Other than that there's quite a few 2-card combos which don't necessarily win the game, but add a lot of value. Some examples:
Sylvan Library + Abundance
Titania, Protector of Argoth + Claw of Gix
Squee, Goblin Nabob + looters/spellshapers
Wirewood Symbiote + Elvish Visionary
Evershrike + Rancor/Angelic Destiny
Split Screen + Future Sight
Haakon, Stromgald Scourge + Nameless Inversion
Non-singleton cards and justifications
- Giver of Runes: one of the more powerful ones. It's here to help both the bigger creatures in white, to help white-based creature decks, and to help protect enchanted creatures. It's also a great extra 1-drop for white.
- The Rebel Searchers: these are necessary for the Rebel strategy to work. A focussed deck requires a critical mass, which means the cube needs a critical mass as well. These also work in non-focussed decks as utility creatures, since most decks have at least a few targets.
- Restoration Angel: one of the best blinkers, angel for the angels deck, flash for the instant speed stuff, this fills so many niches.
- Dog Umbra: works as removal for control, as an enchantment for enchantress, and is great with Rebels and counterspells since it's instant speed. Being an Aura is also great for Kor Spiritdancer.
- Bound in Silence: another Aura, but it's mostly here to turn Rebels into removal spells. Most focussed Rebel decks really want this card.

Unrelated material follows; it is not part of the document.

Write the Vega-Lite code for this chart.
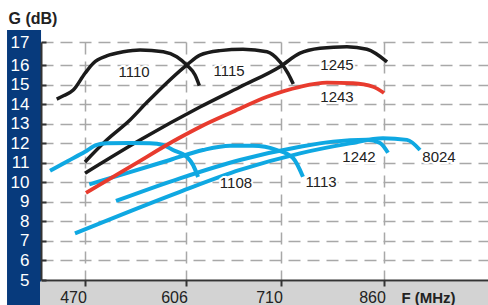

- Cast Out: flexible, instant-speed, enchantment-based removal with cycling. Ticks so many boxes!
- Astral Drift: blink card which is also an enchantment and which can act as a niche build-around with all the cycling.
- Touch the Spirit Realm: enchantment and blink, easy answer to contraptions.
- Mulldrifter: Mulldrifter is love, Mulldrifter is life. Card draw for blue, it's an Elemental, works great with bounce, blink, graveyard, etc. Multi-deck all-star.
- Force of Will: free spells! Pay-off for centring in blue.
- Brainstorm: helps spells-matter, control, top-of-the-deck matters cards, and in general a useful bit of card selection.
- Preordain/ponder: Blue cantrips, here to provide a critical mass for spells matter decks, blue control decks, etc.
- Counterspell/Memory Lapse: doubled so I don't have to add inferior options to have enough counterspells.
- Frantic Search: great with madness cards, spell-matters stuff, and enchant land ramp effects.
- Fact or Fiction: helps control decks and graveyard decks alike. One of the more fun and skill-testing cards in Magic, which made it win out over other less interesting draw spells.
- Asylum Visitor: One of the better madness cards, needed for critical mass. Being a vampire helps.
- Nightshade Assassin: add to critical mass of rebels, madness cards, and removal.
- Thoughtseize: disruption without having to resort to inferior options, since this is at roughly the right power level.
- Unearth: cycling and value.
- Call the Bloodline: a cornerstone of the madness decks, great with Vampire tribal cards.
- Go for the Throat: best default removal spell.
- Feed the Swarm: A way for black to answer the many enchantments in the cube.
- Young Pyromancer: here to help the spells matter decks, but it making Elementals is also relevant.
- Goblin Rabblemaster: linchpin of Goblin decks, but also great for aggressive and tempo-based red decks.
- Sneak Attack: helps make the sneakyface deck a thing.
- Rift Bolt: I didn't want Lightning Bolt, and love suspend, so here we are. Fun interaction with medium-value storm effects as well.
- Lightning Axe: discard outlet and removal.
- Blast from the Past: one of the most fun cards in Magic, cycling, madness, buyback, flashback and adding a Goblin are all super relevant.
- Fiery Temper//Violent Eruption: Critical mass for Madness and relevant in spells matter.
- Empty the Warrens: great Goblin card which adds a minor storm theme.
- Llanowar Elves: adds a critical mass of 1-mana elves without having to resort to the weird ones, the weaker ones or the more powerful non-elves.
- Wirewood Symbiote: one of the best Elf pay-offs and allows for a lot of different shenanigans, especially with…
- Elvish Visionary: my personal favourite Magic card, works great with other Elves, ramp, self-bounce, blink, Opposition, Recurring Nightmare, sacrifice, and so on.
- Devoted Druid: the most interesting of the 2-mana ramp elves, has a lot of fun little synergies.
- Rancor: helps reach the critical mass of 1-drop enchantments, also great in aggro and Evershrike strategies.
- Life from the Loam: one of the more playable dredge cards, great with the cycling lands.
- Return to Nature: a flexible answer card for green, deals with contraptions, enchantments, and graveyard shenanigans.
- Lore Seeker: fun drafts-matter card.
- Deal Broker: not just a draft-matters card, but also playable in madness decks. Great signal card for the Madness drafter.
- Cogwork Librarian: makes sure the a player doesn’t miss out on too many important cards when they’re all in the same pack, adds a lot of fun to drafting.
- Ash Barrens: fixing, cycling helps some decks.
- Fabled Passage and Prismatic Vista: fixing, land-sac
- Mana Confluence: allows for enough fast mana for faster decks.
- Cycling duals: fixing, cycling helps some decks and especially drawing a card helps.